Supplied information:
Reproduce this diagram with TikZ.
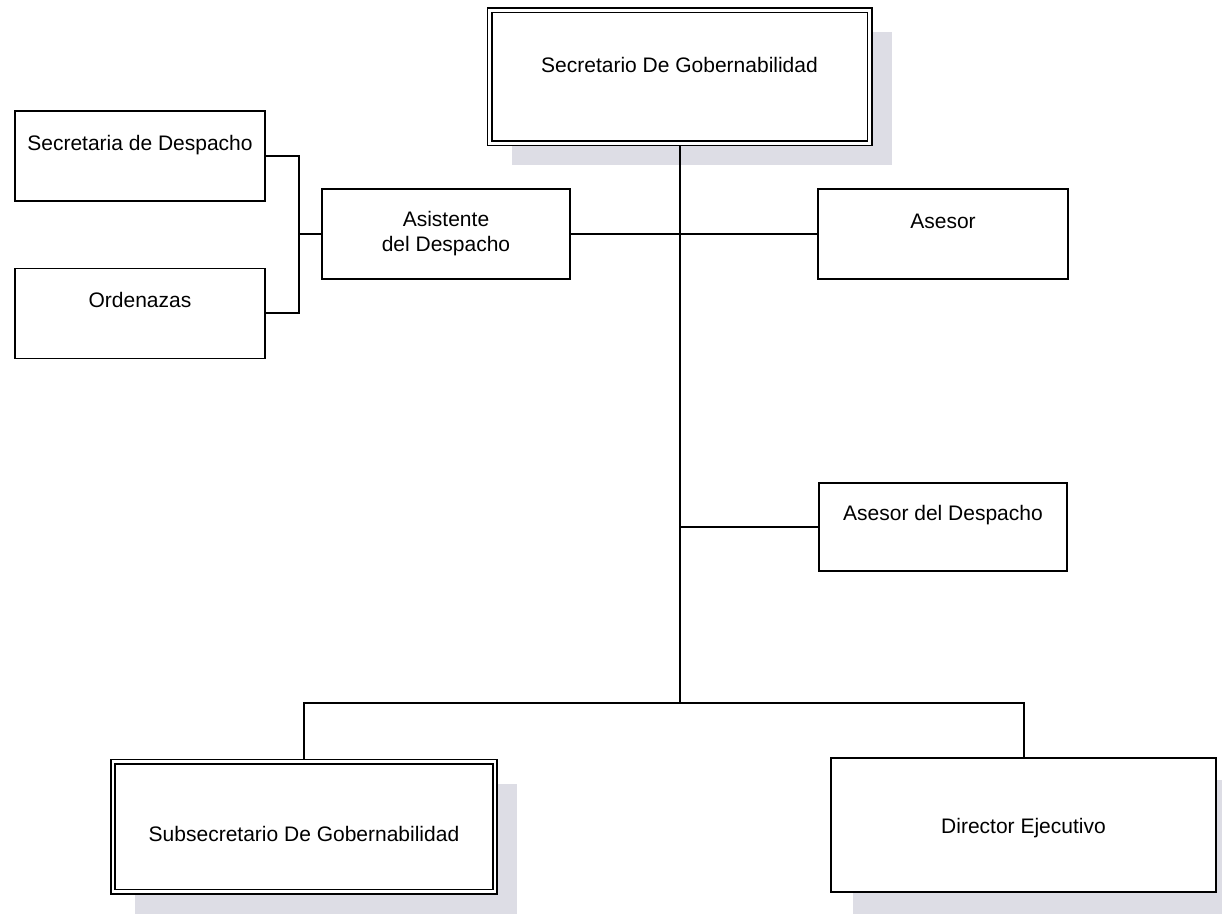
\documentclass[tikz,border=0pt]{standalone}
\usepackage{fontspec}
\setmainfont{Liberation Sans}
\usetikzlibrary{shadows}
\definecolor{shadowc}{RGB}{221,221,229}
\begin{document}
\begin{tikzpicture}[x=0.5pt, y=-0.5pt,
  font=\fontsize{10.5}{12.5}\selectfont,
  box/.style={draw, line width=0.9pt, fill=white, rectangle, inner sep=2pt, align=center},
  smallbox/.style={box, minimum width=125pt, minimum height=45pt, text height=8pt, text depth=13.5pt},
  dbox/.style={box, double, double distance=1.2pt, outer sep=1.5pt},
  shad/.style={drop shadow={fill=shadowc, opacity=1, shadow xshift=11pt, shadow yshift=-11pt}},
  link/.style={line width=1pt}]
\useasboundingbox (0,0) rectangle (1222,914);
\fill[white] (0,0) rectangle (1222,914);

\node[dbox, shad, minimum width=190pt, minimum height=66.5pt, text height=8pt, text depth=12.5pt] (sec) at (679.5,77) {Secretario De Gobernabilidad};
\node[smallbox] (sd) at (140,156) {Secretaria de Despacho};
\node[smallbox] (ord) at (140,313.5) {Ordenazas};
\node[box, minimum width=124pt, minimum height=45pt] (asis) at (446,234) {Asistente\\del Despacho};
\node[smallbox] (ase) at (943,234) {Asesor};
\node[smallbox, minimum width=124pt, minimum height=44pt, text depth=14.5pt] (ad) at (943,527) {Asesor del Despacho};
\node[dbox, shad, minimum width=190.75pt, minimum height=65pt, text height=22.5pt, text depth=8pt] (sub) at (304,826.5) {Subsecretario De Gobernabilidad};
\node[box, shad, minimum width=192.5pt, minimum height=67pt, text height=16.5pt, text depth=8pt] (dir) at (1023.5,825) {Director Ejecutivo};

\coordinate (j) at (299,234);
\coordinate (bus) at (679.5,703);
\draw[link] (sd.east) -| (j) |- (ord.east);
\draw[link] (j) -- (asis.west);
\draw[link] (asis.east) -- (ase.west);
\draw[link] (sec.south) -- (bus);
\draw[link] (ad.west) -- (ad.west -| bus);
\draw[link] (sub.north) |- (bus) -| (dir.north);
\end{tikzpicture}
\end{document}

What to do:
Write the listing out a second time exactly, dropping all images.

Output of the exercise:
Reproduce this diagram with TikZ.
\documentclass[tikz,border=0pt]{standalone}
\usepackage{fontspec}
\setmainfont{Liberation Sans}
\usetikzlibrary{shadows}
\definecolor{shadowc}{RGB}{221,221,229}
\begin{document}
\begin{tikzpicture}[x=0.5pt, y=-0.5pt,
  font=\fontsize{10.5}{12.5}\selectfont,
  box/.style={draw, line width=0.9pt, fill=white, rectangle, inner sep=2pt, align=center},
  smallbox/.style={box, minimum width=125pt, minimum height=45pt, text height=8pt, text depth=13.5pt},
  dbox/.style={box, double, double distance=1.2pt, outer sep=1.5pt},
  shad/.style={drop shadow={fill=shadowc, opacity=1, shadow xshift=11pt, shadow yshift=-11pt}},
  link/.style={line width=1pt}]
\useasboundingbox (0,0) rectangle (1222,914);
\fill[white] (0,0) rectangle (1222,914);

\node[dbox, shad, minimum width=190pt, minimum height=66.5pt, text height=8pt, text depth=12.5pt] (sec) at (679.5,77) {Secretario De Gobernabilidad};
\node[smallbox] (sd) at (140,156) {Secretaria de Despacho};
\node[smallbox] (ord) at (140,313.5) {Ordenazas};
\node[box, minimum width=124pt, minimum height=45pt] (asis) at (446,234) {Asistente\\del Despacho};
\node[smallbox] (ase) at (943,234) {Asesor};
\node[smallbox, minimum width=124pt, minimum height=44pt, text depth=14.5pt] (ad) at (943,527) {Asesor del Despacho};
\node[dbox, shad, minimum width=190.75pt, minimum height=65pt, text height=22.5pt, text depth=8pt] (sub) at (304,826.5) {Subsecretario De Gobernabilidad};
\node[box, shad, minimum width=192.5pt, minimum height=67pt, text height=16.5pt, text depth=8pt] (dir) at (1023.5,825) {Director Ejecutivo};

\coordinate (j) at (299,234);
\coordinate (bus) at (679.5,703);
\draw[link] (sd.east) -| (j) |- (ord.east);
\draw[link] (j) -- (asis.west);
\draw[link] (asis.east) -- (ase.west);
\draw[link] (sec.south) -- (bus);
\draw[link] (ad.west) -- (ad.west -| bus);
\draw[link] (sub.north) |- (bus) -| (dir.north);
\end{tikzpicture}
\end{document}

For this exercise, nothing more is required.